Give back exactly the lines from the one with "Emit a Python" through the one with "ax = fig.add_axes([185/1032, 1", inclusive, without the images.
-- begin Provided records --
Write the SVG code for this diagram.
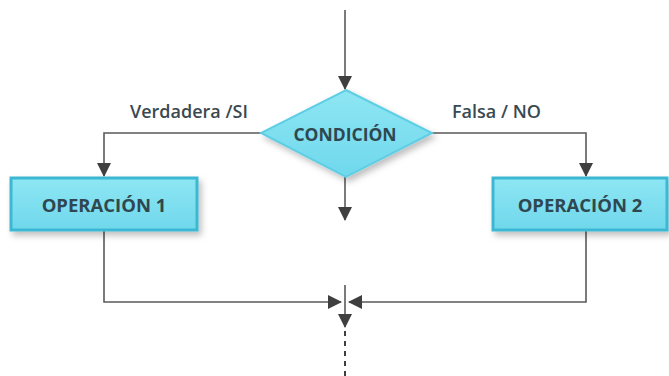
<svg xmlns="http://www.w3.org/2000/svg" width="669" height="376" viewBox="0 0 669 376">
  <defs>
    <marker id="arrow" viewBox="0 0 14 14" refX="13" refY="7" markerWidth="14" markerHeight="14" markerUnits="userSpaceOnUse" orient="auto">
      <path d="M0,0 L14,7 L0,14 Z" fill="#3f3f3f"/>
    </marker>
    <linearGradient id="cyan" x1="0" y1="0" x2="0" y2="1">
      <stop offset="0" stop-color="#8ee6f3"/>
      <stop offset="1" stop-color="#6fd8ec"/>
    </linearGradient>
    <filter id="shadow" x="-20%" y="-20%" width="150%" height="160%">
      <feDropShadow dx="3" dy="4" stdDeviation="3" flood-color="#000" flood-opacity="0.25"/>
    </filter>
  </defs>
  <style>
    .wire { fill: none; stroke: #5a5a5a; stroke-width: 1.6; }
    .dash { fill: none; stroke: #3f3f3f; stroke-width: 2; stroke-dasharray: 5 5; }
    .box { fill: url(#cyan); stroke: #3db8d3; stroke-width: 3; filter: url(#shadow); }
    .dia { fill: url(#cyan); stroke: #5fcde3; stroke-width: 2; filter: url(#shadow); }
    .lbl { font-family: "Open Sans", "Liberation Sans", sans-serif; font-weight: 600; font-size: 18px; fill: #3a4a50; }
    .node { font-family: "Open Sans", "Liberation Sans", sans-serif; font-weight: 700; fill: #2f4750; text-anchor: middle; }
  </style>

  <g id="connectors">
    <line class="wire" x1="345" y1="10" x2="345" y2="89" marker-end="url(#arrow)"/>
    <line class="wire" x1="345" y1="177" x2="345" y2="220" marker-end="url(#arrow)"/>
    <polyline class="wire" points="261,133 104,133 104,176" marker-end="url(#arrow)"/>
    <polyline class="wire" points="432,133 586,133 586,176" marker-end="url(#arrow)"/>
    <polyline class="wire" points="104,231 104,302 341,302" marker-end="url(#arrow)"/>
    <polyline class="wire" points="586,231 586,302 349,302" marker-end="url(#arrow)"/>
    <line class="wire" x1="345" y1="285" x2="345" y2="327" marker-end="url(#arrow)"/>
    <line class="dash" x1="345" y1="331" x2="345" y2="376"/>
    <text class="lbl" x="130" y="118">Verdadera /SI</text>
    <text class="lbl" x="452" y="118">Falsa / NO</text>
  </g>

  <g id="condicion">
    <polygon class="dia" points="346,90 432,133 346,177 261,133"/>
    <text class="node" x="345" y="141" font-size="17.5">CONDICIÓN</text>
  </g>

  <g id="operacion1">
    <rect class="box" x="11" y="178" width="186" height="52"/>
    <text class="node" x="104" y="212" font-size="18.5">OPERACIÓN 1</text>
  </g>

  <g id="operacion2">
    <rect class="box" x="493" y="178" width="174" height="52"/>
    <text class="node" x="580" y="212" font-size="18.5">OPERACIÓN 2</text>
  </g>
</svg>
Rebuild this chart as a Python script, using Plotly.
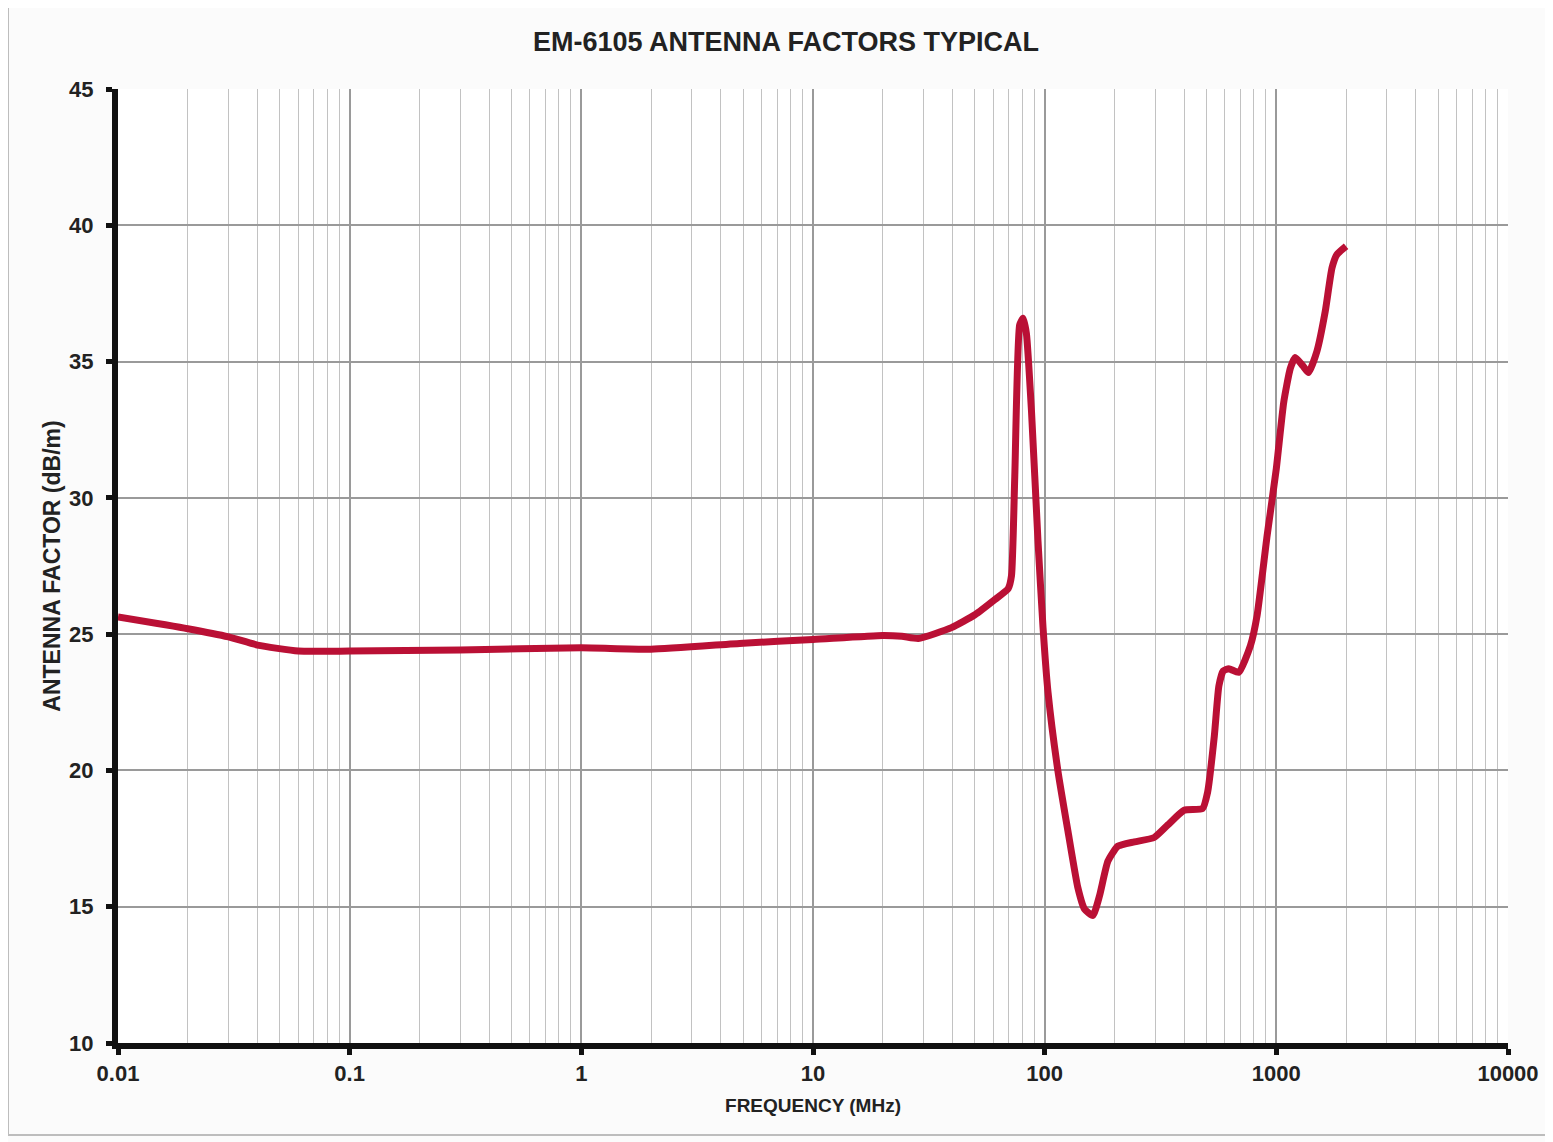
import plotly.graph_objects as go

freq_mhz = [0.01, 0.02, 0.03, 0.04, 0.06, 0.1, 0.3, 1, 2, 5, 10, 20, 24.2, 28.5,
            39.6, 50, 61, 69.6, 71.9, 74.3, 78, 80.7, 83.4, 87.7, 93.6, 98.4, 103.4,
            114, 126, 139, 148.5, 161.5, 172.5, 187.5, 207, 244, 297, 340, 400, 480,
            505, 540, 565, 590, 624, 688, 773, 826, 912, 1000, 1076, 1149, 1207, 1300,
            1377, 1496, 1626, 1738, 1824, 2000]
af_dbm = [25.63, 25.2, 24.9, 24.6, 24.38, 24.38, 24.42, 24.5, 24.45, 24.67, 24.8, 24.95, 24.92, 24.84,
          25.24, 25.71, 26.27, 26.67, 27.14, 30.8, 36.35, 36.59, 36.03, 33.2, 28.4, 25.24, 22.86,
          20.0, 17.78, 15.71, 14.92, 14.68, 15.4, 16.67, 17.22, 17.38, 17.54, 18.0, 18.54, 18.6,
          19.2, 21.27, 23.1, 23.65, 23.73, 23.6, 24.58, 25.69, 28.6, 31.08, 33.5, 34.75, 35.15, 34.85,
          34.6, 35.37, 36.84, 38.43, 38.92, 39.23]

x_tick_vals = [0.01, 0.1, 1, 10, 100, 1000, 10000]
x_tick_text = ["0.01", "0.1", "1", "10", "100", "1000", "10000"]
y_tick_vals = [10, 15, 20, 25, 30, 35, 40, 45]

title_text = "EM-6105 ANTENNA FACTORS TYPICAL"
x_title = "FREQUENCY (MHz)"
y_title = "ANTENNA FACTOR (dB/m)"

fig = go.Figure()
fig.add_trace(go.Scatter(
    x=freq_mhz, y=af_dbm, mode="lines",
    line=dict(color="#BA1035", width=7, shape="spline", smoothing=0.5),
    showlegend=False, hoverinfo="x+y"))

tick_font = dict(family="Liberation Sans, Arial, sans-serif", size=22, color="#222222")

# plot area target: x 117..1507, y 89..1043 (page has ~8px body offset)
L, T = 110, 81
PW, PH = 1390, 954
W, H = 1553, 1142

fig.update_layout(
    width=W, height=H,
    margin=dict(l=L, r=W - L - PW, t=T, b=H - T - PH),
    paper_bgcolor="#FBFBFB", plot_bgcolor="#FFFFFF",
    title=dict(text="<b>" + title_text + "</b>", x=(785 - 7) / W, xanchor="center",
               y=1 - 34 / H, yanchor="middle",
               font=dict(family="Liberation Sans, Arial, sans-serif", size=27, color="#222222")),
    xaxis=dict(
        type="log", range=[-2, 4],
        tickvals=x_tick_vals, ticktext=["<b>" + t + "</b>" for t in x_tick_text],
        tickfont=tick_font, ticks="outside", ticklen=6, tickwidth=5, tickcolor="#111111",
        showline=True, linecolor="#111111", linewidth=6,
        showgrid=True, gridcolor="#9A9A9A", gridwidth=1.5,
        minor=dict(dtick="D1", showgrid=True, gridcolor="#C2C2C2", gridwidth=1, ticks=""),
        zeroline=False,
        title=dict(text="<b>" + x_title + "</b>", standoff=15,
                   font=dict(family="Liberation Sans Narrow, Arial Narrow, Liberation Sans, sans-serif",
                             size=19, color="#222222")),
    ),
    yaxis=dict(
        range=[10, 45], tickvals=y_tick_vals, ticktext=["<b>%d</b>" % v for v in y_tick_vals],
        tickfont=tick_font, ticks="outside", ticklen=6, tickwidth=5, tickcolor="#111111",
        showline=True, linecolor="#111111", linewidth=6,
        showgrid=True, gridcolor="#9A9A9A", gridwidth=1.5,
        zeroline=False, ticklabelstandoff=8,
        title=dict(text="<b>" + y_title + "</b>", standoff=4,
                   font=dict(family="Liberation Sans, Arial, sans-serif", size=23, color="#222222")),
    ),
)

fig.add_shape(type="rect", xref="paper", yref="paper",
              x0=-110 / PW, x1=1.0 + 44 / PW, y0=-92 / PH, y1=1 + 82 / PH,
              line=dict(color="#BDBDBD", width=2), fillcolor="rgba(0,0,0,0)", layer="below")

fig.write_html("out.html")
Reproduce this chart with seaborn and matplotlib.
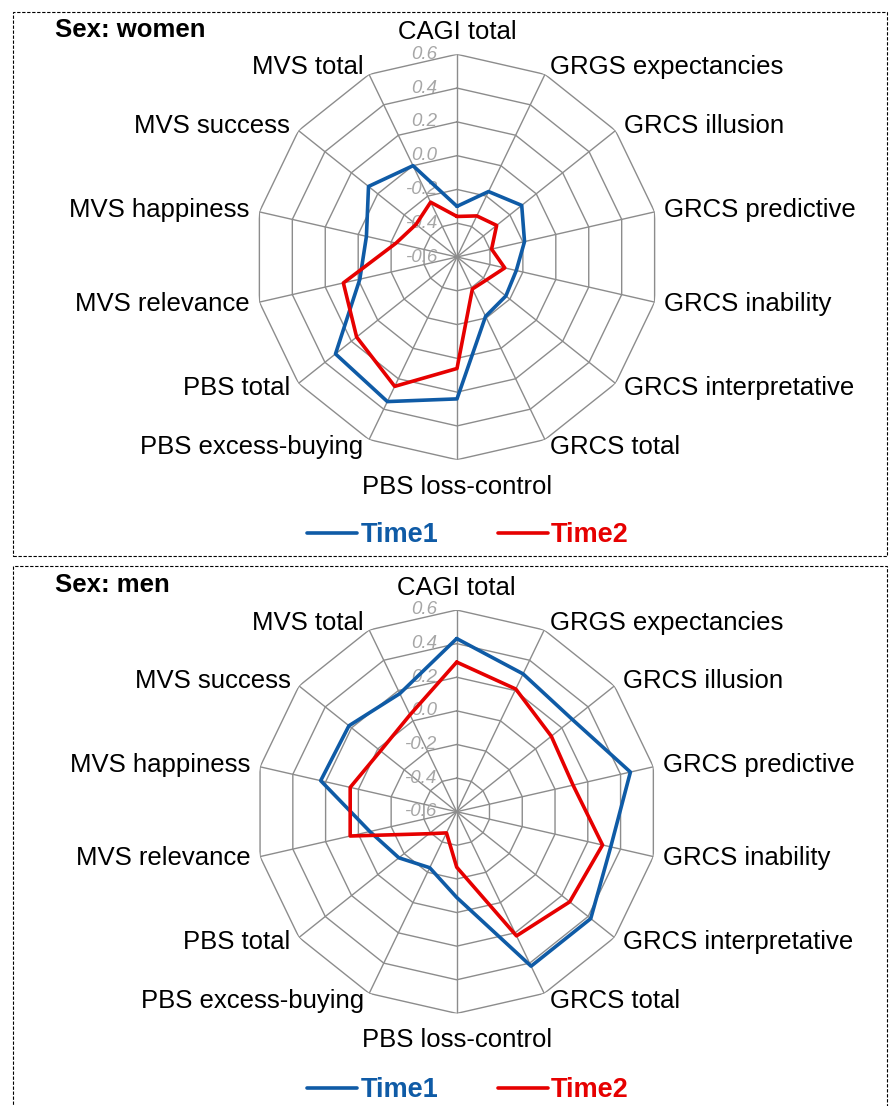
import numpy as np
import pandas as pd
import matplotlib.pyplot as plt
import seaborn as sns
from matplotlib.patches import Rectangle
from matplotlib.lines import Line2D

categories = ['CAGI total', 'GRGS expectancies', 'GRCS illusion', 'GRCS predictive',
              'GRCS inability', 'GRCS interpretative', 'GRCS total', 'PBS loss-control',
              'PBS excess-buying', 'PBS total', 'MVS relevance', 'MVS happiness',
              'MVS success', 'MVS total']

women_time1 = [-0.30, -0.17, -0.11, -0.19, -0.24, -0.23, -0.21, 0.24, 0.35, 0.32, -0.01, -0.05, 0.07, 0.00]
women_time2 = [-0.36, -0.33, -0.30, -0.39, -0.31, -0.38, -0.39, 0.06, 0.25, 0.16, 0.09, -0.23, -0.29, -0.24]
men_time1 = [0.43, 0.31, 0.28, 0.46, 0.34, 0.42, 0.42, -0.09, -0.23, -0.16, -0.07, 0.23, 0.22, 0.18]
men_time2 = [0.29, 0.21, 0.12, 0.11, 0.29, 0.26, 0.22, -0.27, -0.46, -0.39, 0.05, 0.05, -0.02, 0.04]

tick_levels = [-0.6, -0.4, -0.2, 0.0, 0.2, 0.4, 0.6]
tick_labels = ['-0.6', '-0.4', '-0.2', '0.0', '0.2', '0.4', '0.6']

sns.set_theme(style='white')
plt.rcParams['font.family'] = ['Liberation Sans', 'DejaVu Sans']
plt.rcParams['text.color'] = 'black'

BLUE = '#0F5BA6'
RED = '#E60000'
GRID = '#8c8c8c'
palette = {'Time1': BLUE, 'Time2': RED}

n = len(categories)
angles = np.arange(n) * 2 * np.pi / n


def make_frame(t1, t2):
    rows = []
    for name, vals in [('Time1', t1), ('Time2', t2)]:
        for a, v in zip(list(angles) + [2 * np.pi], list(vals) + [vals[0]]):
            rows.append({'theta': a, 'value': v, 'time': name})
    return pd.DataFrame(rows)


def radar(ax, t1, t2):
    ax.set_theta_zero_location('N')
    ax.set_theta_direction(-1)
    ax.set_ylim(-0.6, 0.6)
    ax.grid(False)
    ax.set_xticks([])
    ax.set_yticks([])
    ax.spines['polar'].set_visible(False)
    ax.patch.set_alpha(0)

    # polygon grid and spokes
    closed = np.append(angles, angles[0])
    for lev in tick_levels[1:]:
        ax.plot(closed, [lev] * len(closed), color=GRID, lw=1.0, zorder=1)
    for a in angles:
        ax.plot([a, a], [-0.6, 0.6], color=GRID, lw=1.0, zorder=1)

    df = make_frame(t1, t2)
    sns.lineplot(data=df, x='theta', y='value', hue='time', palette=palette,
                 sort=False, estimator=None, lw=2.6, legend=False, ax=ax, zorder=3)
    ax.set_xlabel('')
    ax.set_ylabel('')

    # radial tick labels
    for lev, lab in zip(tick_levels, tick_labels):
        ax.annotate(lab, xy=(0, lev), xytext=(-20, 0), textcoords='offset pixels',
                    ha='right', va='center', fontsize=13.5, color='#a6a6a6',
                    style='italic', annotation_clip=False, zorder=2)

    # category labels
    for a, cat in zip(angles, categories):
        s, c = np.sin(a), np.cos(a)
        if abs(s) < 1e-6:
            ha = 'center'
            off = (0, 22) if c > 0 else (0, -27)
        else:
            ha = 'left' if s > 0 else 'right'
            off = (s * 8 + np.sign(s) * 2, c * 8)
        ax.annotate(cat, xy=(a, 0.6), xytext=off, textcoords='offset pixels',
                    ha=ha, va='center', fontsize=18.5, color='black',
                    annotation_clip=False)


fig = plt.figure(figsize=(8.89, 11.06), dpi=100)

# dashed panel frames
fig.patches.append(Rectangle((13 / 889, 1 - 555.5 / 1106), 874 / 889, 543.5 / 1106,
                             transform=fig.transFigure, fill=False, ec='black',
                             lw=0.8, ls=(0, (3, 1.5))))
fig.patches.append(Rectangle((13 / 889, -0.01), 874 / 889, (1106 - 566.5) / 1106 + 0.01,
                             transform=fig.transFigure, fill=False, ec='black',
                             lw=0.8, ls=(0, (3, 1.5))))

ax1 = fig.add_axes([254.3 / 889, 646.3 / 1106, 405.4 / 889, 405.4 / 1106], projection='polar')
radar(ax1, women_time1, women_time2)
ax2 = fig.add_axes([255.0 / 889, 92.6 / 1106, 403.4 / 889, 403.4 / 1106], projection='polar')
radar(ax2, men_time1, men_time2)

fig.text(55 / 889, 1 - 30 / 1106, 'Sex: women', fontsize=18.5, fontweight='bold',
         va='center', color='black')
fig.text(55 / 889, 1 - 585 / 1106, 'Sex: men', fontsize=18.5, fontweight='bold',
         va='center', color='black')

handles = [Line2D([], [], color=BLUE, lw=2.6), Line2D([], [], color=RED, lw=2.6)]
for ycen in [1 - 535 / 1106, 1 - 1090 / 1106]:
    fig.legend(handles, ['Time1', 'Time2'], loc='center', bbox_to_anchor=(468 / 889, ycen),
               ncol=2, frameon=False, handlelength=1.85, handletextpad=0.12,
               columnspacing=2.2, labelcolor='linecolor', borderpad=0,
               prop={'weight': 'bold', 'size': 19.5})

fig.savefig('out.png', dpi=100)
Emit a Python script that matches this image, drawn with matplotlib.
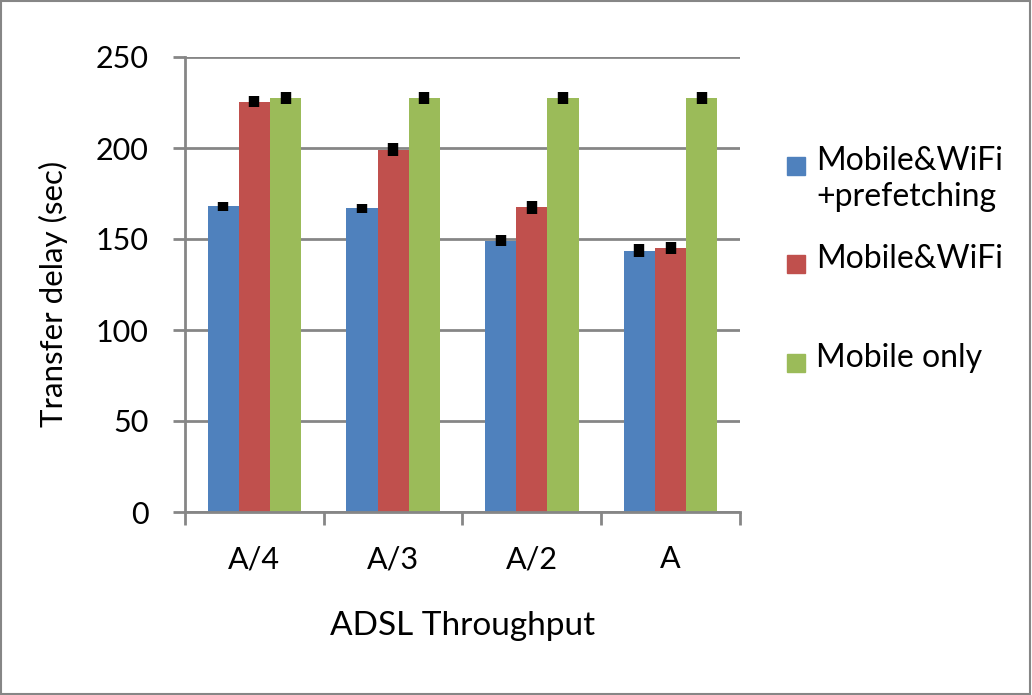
import numpy as np
import matplotlib.pyplot as plt
from matplotlib.patches import Rectangle

plt.rcParams['font.family'] = ['Lato', 'DejaVu Sans']

# Données
categories = ['A/4', 'A/3', 'A/2', 'A']
series_names = ['Mobile&WiFi\n+prefetching', 'Mobile&WiFi', 'Mobile only']
prefetch = [168, 167, 149, 143.5]
wifi = [225.5, 199, 167.5, 145]
mobile = [227.5, 227.5, 227.5, 227.5]
prefetch_err = [2.5, 2.5, 3, 3.5]
wifi_err = [3, 3.5, 3.5, 3.5]
mobile_err = [3.5, 3.5, 3.5, 3.5]
y_ticks = [0, 50, 100, 150, 200, 250]

colors = ['#4f81bd', '#c0504d', '#9bbb59']
grid_col = '#868686'
fs = 22

fig = plt.figure(figsize=(10.32, 6.95), dpi=100)
ax = fig.add_axes([185/1032, 1 - 512/695, 555/1032, 455/695])

x = np.arange(len(categories))
w = 0.225
all_vals = [prefetch, wifi, mobile]
all_errs = [prefetch_err, wifi_err, mobile_err]
for i, (vals, errs) in enumerate(zip(all_vals, all_errs)):
    pos = x + (i - 1) * w
    ax.bar(pos, vals, width=w, color=colors[i], zorder=2)
    ax.errorbar(pos, vals, yerr=errs, fmt='none', ecolor='black',
                elinewidth=7.5, capsize=0, zorder=3)

ax.set_xlim(-0.5, len(categories) - 0.5)
ax.set_ylim(0, 250)
ax.set_yticks(y_ticks)
ax.set_xticks(x)
ax.set_xticklabels(categories)
ax.set_xticks(np.arange(-0.5, len(categories)), minor=True)

ax.yaxis.grid(True, color=grid_col, linewidth=2, zorder=0)
ax.set_axisbelow(True)
for s in ['top', 'right']:
    ax.spines[s].set_visible(False)
for s in ['left', 'bottom']:
    ax.spines[s].set_color(grid_col)
    ax.spines[s].set_linewidth(2)

ax.tick_params(axis='y', length=9, width=2, color=grid_col, labelsize=fs, pad=17)
ax.tick_params(axis='x', which='major', length=0, labelsize=fs, pad=24)
ax.tick_params(axis='x', which='minor', length=9, width=2, color=grid_col)

ax.set_ylabel('Transfer delay (sec)', fontsize=22.5)
ax.yaxis.set_label_coords(-0.21, 0.48)
ax.set_xlabel('ADSL Throughput', fontsize=24, labelpad=27)

# Légende dessinée à la main
leg_y = [166, 264, 363]
for i, name in enumerate(series_names):
    fig.add_artist(Rectangle((787/1032, 1 - (leg_y[i] + 9)/695), 18/1032, 18/695,
                             transform=fig.transFigure, color=colors[i]))
    fig.text(816/1032, 1 - (leg_y[i] - 20)/695, name, fontsize=23,
             va='top', ha='left', linespacing=1.25)

# Cadre de la figure
fig.add_artist(Rectangle((0.001, 0.001), 0.997, 0.997, transform=fig.transFigure,
                         fill=False, edgecolor=grid_col, linewidth=1.5))

fig.savefig('out.png', dpi=100)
-- end Provided records --
Solution to this problem →
Emit a Python script that matches this image, drawn with matplotlib.
import numpy as np
import matplotlib.pyplot as plt
from matplotlib.patches import Rectangle

plt.rcParams['font.family'] = ['Lato', 'DejaVu Sans']

# Données
categories = ['A/4', 'A/3', 'A/2', 'A']
series_names = ['Mobile&WiFi\n+prefetching', 'Mobile&WiFi', 'Mobile only']
prefetch = [168, 167, 149, 143.5]
wifi = [225.5, 199, 167.5, 145]
mobile = [227.5, 227.5, 227.5, 227.5]
prefetch_err = [2.5, 2.5, 3, 3.5]
wifi_err = [3, 3.5, 3.5, 3.5]
mobile_err = [3.5, 3.5, 3.5, 3.5]
y_ticks = [0, 50, 100, 150, 200, 250]

colors = ['#4f81bd', '#c0504d', '#9bbb59']
grid_col = '#868686'
fs = 22

fig = plt.figure(figsize=(10.32, 6.95), dpi=100)
ax = fig.add_axes([185/1032, 1 - 512/695, 555/1032, 455/695])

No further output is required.